╔══

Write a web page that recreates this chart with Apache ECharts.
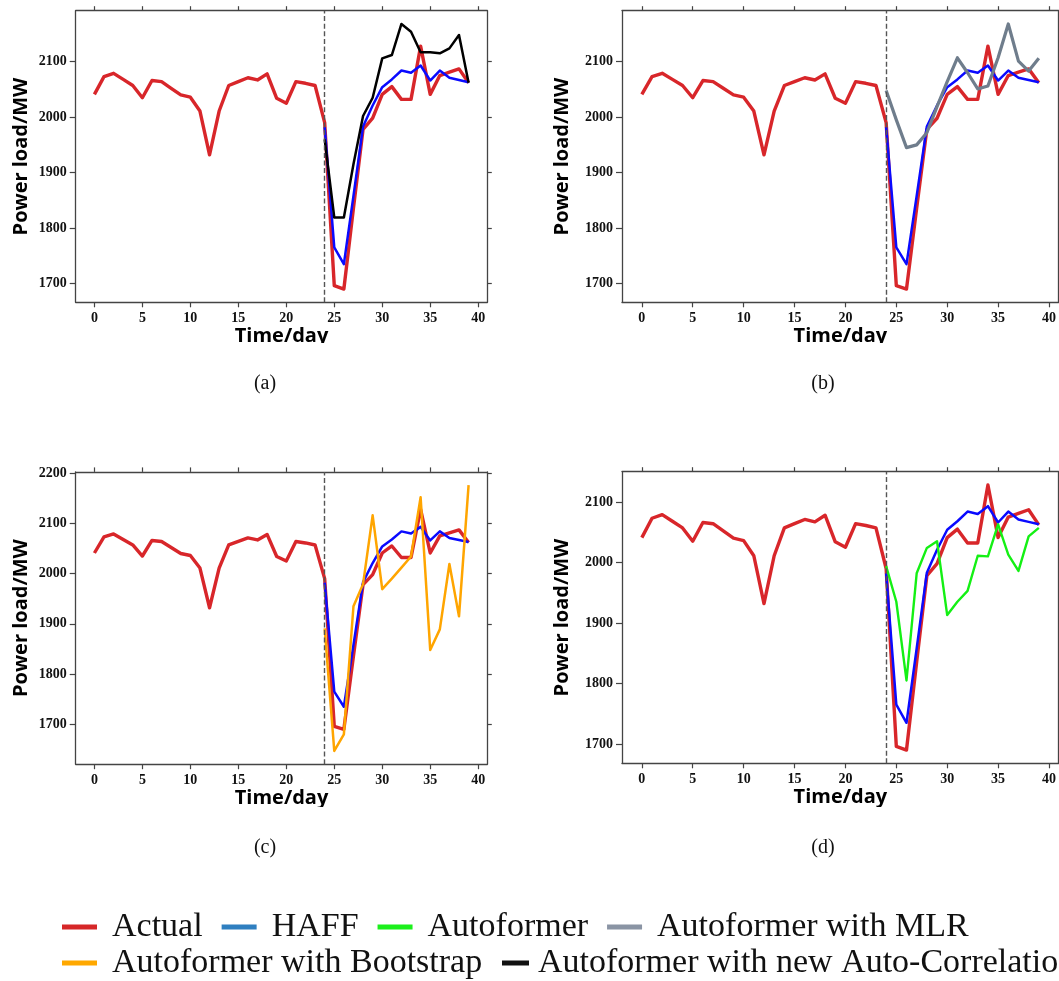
<!DOCTYPE html>
<html>
<head>
<meta charset="utf-8">
<script src="https://cdn.jsdelivr.net/npm/echarts@6/dist/echarts.min.js"></script>
<style>
  html, body { margin: 0; padding: 0; background: #ffffff; }
  #chart { width: 1059px; height: 981px; }
</style>
</head>
<body>
<div id="chart"></div>
<script>
// Daily power load (MW) over 40 days; forecasts cover days 24-39.
const days = [0, 1, 2, 3, 4, 5, 6, 7, 8, 9, 10, 11, 12, 13, 14, 15, 16, 17, 18, 19,
              20, 21, 22, 23, 24, 25, 26, 27, 28, 29, 30, 31, 32, 33, 34, 35, 36, 37, 38, 39];
const forecastDays = [24, 25, 26, 27, 28, 29, 30, 31, 32, 33, 34, 35, 36, 37, 38, 39];

const actual = [2041, 2073, 2079, 2068, 2057, 2035, 2066, 2064, 2052, 2040,
                2036, 2011, 1932, 2011, 2057, 2064, 2071, 2067, 2078, 2034,
                2025, 2064, 2061, 2057, 1990, 1696, 1690, 1836, 1978, 1998,
                2041, 2055, 2032, 2032, 2128, 2041, 2075, 2081, 2087, 2062];
const haff = [1982, 1765, 1735, 1858, 1983, 2021, 2054, 2068, 2084, 2080, 2093, 2066, 2084, 2071, 2067, 2063];
const autoformer = [1994, 1935, 1805, 1982, 2024, 2035, 1913, 1935, 1953, 2011, 2010, 2063, 2013, 1986, 2043, 2057];
const autoformerMLR = [2048, 1995, 1945, 1950, 1972, 2019, 2064, 2107, 2080, 2051, 2056, 2107, 2168, 2101, 2083, 2106];
const autoformerBootstrap = [1891, 1647, 1680, 1935, 1979, 2116, 1969, 1990, 2012, 2034, 2152, 1848, 1889, 2019, 1915, 2176];
const autoformerNewAC = [1960, 1819, 1819, 1915, 2002, 2035, 2106, 2112, 2168, 2154, 2117, 2117, 2115, 2124, 2148, 2062];

const xTicks = [0, 5, 10, 15, 20, 25, 30, 35, 40];
const yTicks = [1700, 1800, 1900, 2000, 2100];
const yTicksWide = [1700, 1800, 1900, 2000, 2100, 2200];

const seriesNames = ['Actual', 'HAFF', 'Autoformer', 'Autoformer with MLR',
                     'Autoformer with Bootstrap', 'Autoformer with new Auto-Correlation'];
const lineColors = ['#d8262a', '#0a0aff', '#14f014', '#6f7d8c', '#ffa500', '#000000'];
const legendColors = ['#d62728', '#2f7fc0', '#1cf01c', '#8a94a4', '#ffa800', '#111111'];
const lineWidths = [3.4, 2.5, 2.4, 3.2, 2.5, 2.5];

// Pad an extent by 5% on each side, like matplotlib's autoscale margins.
function padded(arrays) {
  const all = [].concat(...arrays);
  const lo = Math.min(...all), hi = Math.max(...all);
  const m = (hi - lo) * 0.05;
  return [lo - m, hi + m];
}

const xRange = padded([days]);

// One entry per subplot: grid box, comparison model, y ticks, caption and y-title gap.
const panels = [
  { grid: { left: 75.7, top: 10.7, width: 411.6, height: 291.6 }, model: 5, values: autoformerNewAC,
    ticks: yTicks, caption: '(a)', cx: 265, cy: 374, nameGap: 44 },
  { grid: { left: 622, top: 10.7, width: 438.9, height: 291.6 }, model: 3, values: autoformerMLR,
    ticks: yTicks, caption: '(b)', cx: 823, cy: 374, nameGap: 50 },
  { grid: { left: 75.7, top: 471.9, width: 411.6, height: 292.3 }, model: 4, values: autoformerBootstrap,
    ticks: yTicksWide, caption: '(c)', cx: 265, cy: 838, nameGap: 44 },
  { grid: { left: 622, top: 471.7, width: 438.9, height: 291.6 }, model: 2, values: autoformer,
    ticks: yTicks, caption: '(d)', cx: 823, cy: 838, nameGap: 50 }
];

const spine = { show: true, onZero: false, lineStyle: { color: '#444', width: 1.3 } };
const tickLine = { color: '#444', width: 1.2 };
const tickFont = { fontFamily: 'Liberation Serif', fontWeight: 'bold', fontSize: 14, color: '#111',
                   formatter: v => String(v) };
const titleFont = { fontFamily: 'Open Sans', fontWeight: 'bold', fontSize: 20, color: '#000' };

const grids = [], xAxes = [], yAxes = [], series = [], titles = [];

panels.forEach((p, i) => {
  grids.push(Object.assign({ containLabel: false }, p.grid));
  const yRange = padded([actual, haff, p.values]);

  // bottom axis with labels, top axis with mirrored ticks only
  xAxes.push({
    type: 'value', gridIndex: i, position: 'bottom', min: xRange[0], max: xRange[1],
    axisLine: spine, splitLine: { show: false },
    axisTick: { show: true, length: 5, lineStyle: tickLine, customValues: xTicks },
    axisLabel: Object.assign({ customValues: xTicks, margin: 9 }, tickFont),
    name: 'Time/day', nameLocation: 'middle', nameGap: 20, nameTextStyle: titleFont
  });
  xAxes.push({
    type: 'value', gridIndex: i, position: 'top', min: xRange[0], max: xRange[1],
    axisLine: spine, splitLine: { show: false },
    axisTick: { show: true, length: 4.5, lineStyle: tickLine, customValues: xTicks },
    axisLabel: { show: false }
  });
  yAxes.push({
    type: 'value', gridIndex: i, position: 'left', min: yRange[0], max: yRange[1],
    axisLine: spine, splitLine: { show: false },
    axisTick: { show: true, length: 6, lineStyle: tickLine, customValues: p.ticks },
    axisLabel: Object.assign({ customValues: p.ticks, margin: 9 }, tickFont),
    name: 'Power load/MW', nameLocation: 'middle', nameGap: p.nameGap, nameTextStyle: titleFont
  });
  yAxes.push({
    type: 'value', gridIndex: i, position: 'right', min: yRange[0], max: yRange[1],
    axisLine: spine, splitLine: { show: false },
    axisTick: { show: true, length: 4.5, lineStyle: tickLine, customValues: p.ticks },
    axisLabel: { show: false }
  });

  const xi = 2 * i, yi = 2 * i;
  const lineSeries = (k, xs, ys) => ({
    type: 'line', name: seriesNames[k], xAxisIndex: xi, yAxisIndex: yi,
    data: xs.map((d, j) => [d, ys[j]]),
    showSymbol: false, symbol: 'none', smooth: false,
    lineStyle: { color: lineColors[k], width: lineWidths[k], join: 'round', cap: 'butt' },
    itemStyle: { color: lineColors[k] },
    emphasis: { disabled: true }
  });

  const act = lineSeries(0, days, actual);
  act.markLine = {
    silent: true, symbol: ['none', 'none'], label: { show: false },
    lineStyle: { color: '#555', width: 1.4, type: [5, 2.6] },
    data: [{ xAxis: forecastDays[0] }]
  };
  series.push(act);
  series.push(lineSeries(1, forecastDays, haff));
  series.push(lineSeries(p.model, forecastDays, p.values));

  titles.push({
    text: p.caption, left: p.cx, top: p.cy, textAlign: 'center', padding: 0,
    textStyle: { fontFamily: 'Liberation Serif', fontWeight: 'normal', fontSize: 20, color: '#111' }
  });
});

const legendBase = {
  icon: 'rect', itemWidth: 35, itemHeight: 5, itemGap: 19, orient: 'horizontal',
  selectedMode: false, padding: 0, width: 1600,
  textStyle: { fontFamily: 'Liberation Serif', fontSize: 34, color: '#111', padding: [0, 0, 0, 10] }
};
const legendItem = k => ({ name: seriesNames[k], itemStyle: { color: legendColors[k] } });

const option = {
  backgroundColor: '#ffffff',
  animation: false,
  title: titles,
  grid: grids,
  xAxis: xAxes,
  yAxis: yAxes,
  legend: [
    Object.assign({}, legendBase, { left: 62, top: 910, data: [0, 1, 2, 3].map(legendItem) }),
    Object.assign({}, legendBase, { left: 62, top: 946, data: [4].map(legendItem) }),
    Object.assign({}, legendBase, { left: 502, top: 946, itemWidth: 27,
      textStyle: Object.assign({}, legendBase.textStyle, { padding: [0, 0, 0, 4] }),
      data: [5].map(legendItem) })
  ],
  // white bands where each sub-figure's bottom edge trims its x-axis title
  graphic: [
    { type: 'rect', z: 100, silent: true, shape: { x: 0, y: 343, width: 1059, height: 22 }, style: { fill: '#ffffff' } },
    { type: 'rect', z: 100, silent: true, shape: { x: 0, y: 807, width: 1059, height: 22 }, style: { fill: '#ffffff' } }
  ],
  series: series
};

const chart = echarts.init(document.getElementById('chart'), null, { renderer: 'canvas' });
chart.setOption(option);
</script>
</body>
</html>
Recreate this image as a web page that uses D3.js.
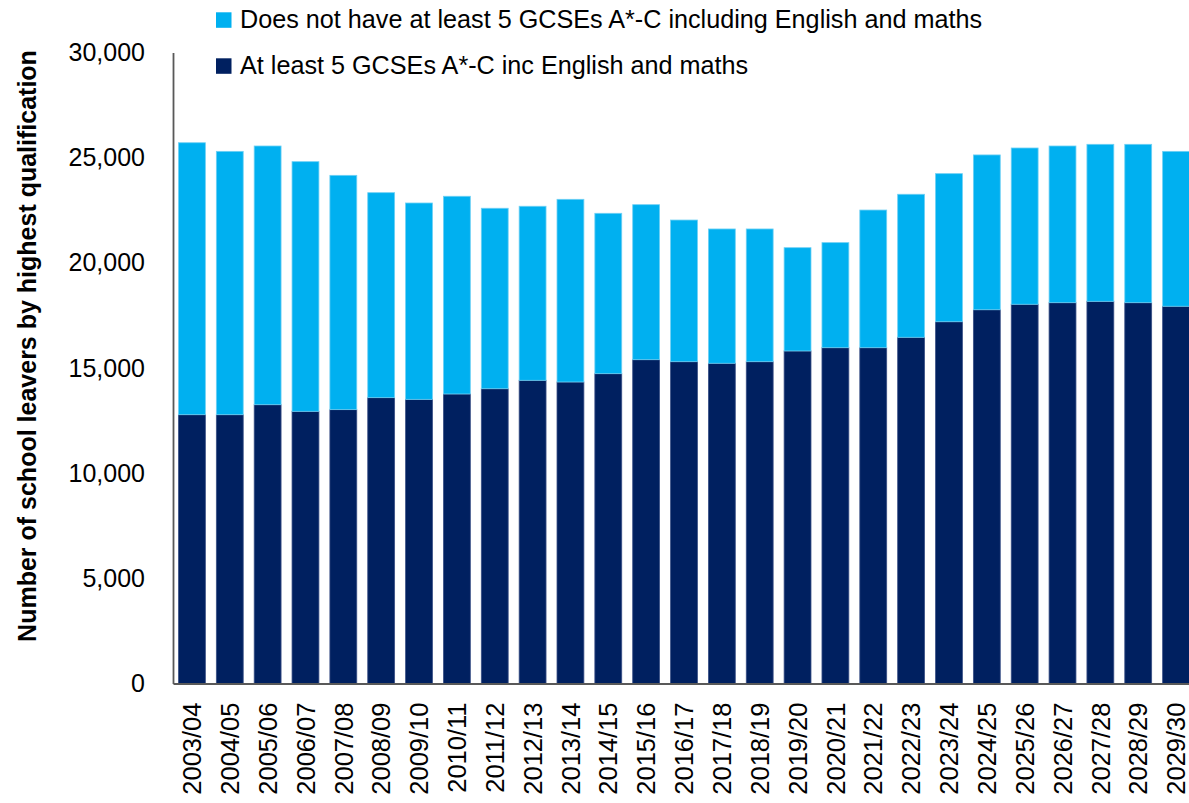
<!DOCTYPE html>
<html>
<head>
<meta charset="utf-8">
<script src="https://cdn.jsdelivr.net/npm/d3@7"></script>
<style>
    body { margin: 0; background: #fff; }
    svg { display: block; font-family: 'Liberation Sans', Arial, sans-serif; }
</style>
</head>
<body>
<svg id="chart" width="1189" height="803"></svg>
<script>
// School leavers by highest qualification (stacked)

const years = [
    '2003/04', '2004/05', '2005/06', '2006/07', '2007/08', '2008/09', '2009/10',
    '2010/11', '2011/12', '2012/13', '2013/14', '2014/15', '2015/16', '2016/17',
    '2017/18', '2018/19', '2019/20', '2020/21', '2021/22', '2022/23', '2023/24',
    '2024/25', '2025/26', '2026/27', '2027/28', '2028/29', '2029/30'
];

// At least 5 GCSEs A*-C inc English and maths
const atLeast5 = [
    12780, 12780, 13255, 12940, 13020, 13590, 13510,
    13765, 14015, 14415, 14335, 14730, 15395, 15300,
    15225, 15300, 15810, 15965, 15965, 16460, 17200,
    17770, 18030, 18105, 18170, 18105, 17935
];

// Does not have at least 5 GCSEs A*-C including English and maths
const notAtLeast5 = [
    12930, 12520, 12300, 11870, 11140, 9745, 9335,
    9400, 8580, 8275, 8685, 7625, 7370, 6735,
    6385, 6310, 4910, 4995, 6545, 6800, 7040,
    7360, 7430, 7450, 7465, 7530, 7365
];

const yTicks = [0, 5000, 10000, 15000, 20000, 25000, 30000];

const seriesKeys = ['atLeast5', 'notAtLeast5'];
const seriesLabels = {
    atLeast5: 'At least 5 GCSEs A*-C inc English and maths',
    notAtLeast5: 'Does not have at least 5 GCSEs A*-C including English and maths'
};
const colors = { atLeast5: '#002060', notAtLeast5: '#00B0F0' };
const strokes = { atLeast5: '#3a5086', notAtLeast5: '#6fd0f4' };

const yTitle = 'Number of school leavers by highest qualification';

const rows = years.map((yr, i) => ({
    year: yr,
    atLeast5: atLeast5[i],
    notAtLeast5: notAtLeast5[i]
}));

const svg = d3.select('#chart');

const x = d3.scaleBand()
    .domain(years)
    .range([173, 1195])
    .paddingInner(0.29)
    .paddingOuter(0.145);

const y = d3.scaleLinear()
    .domain([0, 30000])
    .range([683.5, 52.5]);

// Bars
const stacked = d3.stack().keys(seriesKeys)(rows);

svg.append('g')
    .selectAll('g')
    .data(stacked)
    .join('g')
    .attr('fill', d => colors[d.key])
    .attr('stroke', d => strokes[d.key])
    .attr('stroke-width', 0.8)
    .selectAll('rect')
    .data(d => d)
    .join('rect')
    .attr('x', d => x(d.data.year))
    .attr('y', d => y(d[1]))
    .attr('width', x.bandwidth())
    .attr('height', d => y(d[0]) - y(d[1]));

// Y axis
const yAxis = svg.append('g')
    .attr('transform', 'translate(173,0)')
    .call(d3.axisLeft(y)
        .tickValues(yTicks)
        .tickSize(0)
        .tickPadding(28)
        .tickFormat(d3.format(',')));

yAxis.select('.domain')
    .attr('stroke', '#595959')
    .attr('stroke-width', 1.8);

yAxis.selectAll('text')
    .attr('font-size', 25)
    .attr('fill', '#000')
    .attr('font-family', "'Liberation Sans', Arial, sans-serif");

// X axis
const xAxis = svg.append('g')
    .attr('transform', 'translate(0,683.5)')
    .call(d3.axisBottom(x).tickSize(0).tickSizeOuter(0));

xAxis.select('.domain')
    .attr('stroke', '#595959')
    .attr('stroke-width', 1.8);

xAxis.selectAll('text')
    .attr('transform', 'rotate(-90)')
    .attr('x', -19)
    .attr('y', 0)
    .attr('dy', '0.36em')
    .attr('text-anchor', 'end')
    .attr('font-size', 25.5)
    .attr('fill', '#000')
    .attr('font-family', "'Liberation Sans', Arial, sans-serif");

// Axis title
svg.append('text')
    .attr('transform', 'translate(36,346) rotate(-90)')
    .attr('text-anchor', 'middle')
    .attr('font-size', 25)
    .attr('font-weight', 'bold')
    .attr('fill', '#000')
    .text(yTitle);

// Legend
const legendItems = [
    { key: 'notAtLeast5', top: 12.3, base: 28 },
    { key: 'atLeast5', top: 58.3, base: 74.3 }
];

const legend = svg.append('g');

legendItems.forEach(item => {
    legend.append('rect')
        .attr('x', 216)
        .attr('y', item.top)
        .attr('width', 15.5)
        .attr('height', 15.5)
        .attr('fill', colors[item.key]);

    legend.append('text')
        .attr('x', 240)
        .attr('y', item.base)
        .attr('font-size', 25.2)
        .attr('fill', '#000')
        .text(seriesLabels[item.key]);
});
</script>
</body>
</html>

╚══

▶ [TASK BRIEF] Leave the pictures out, and transcribe exactly the lines above starting at the one that contains "Recreate this image" and ending at the one that contains "highest qualification (stacked)".

▶ [EXERCISE SOLUTION]
Recreate this image as a web page that uses D3.js.
<!DOCTYPE html>
<html>
<head>
<meta charset="utf-8">
<script src="https://cdn.jsdelivr.net/npm/d3@7"></script>
<style>
    body { margin: 0; background: #fff; }
    svg { display: block; font-family: 'Liberation Sans', Arial, sans-serif; }
</style>
</head>
<body>
<svg id="chart" width="1189" height="803"></svg>
<script>
// School leavers by highest qualification (stacked)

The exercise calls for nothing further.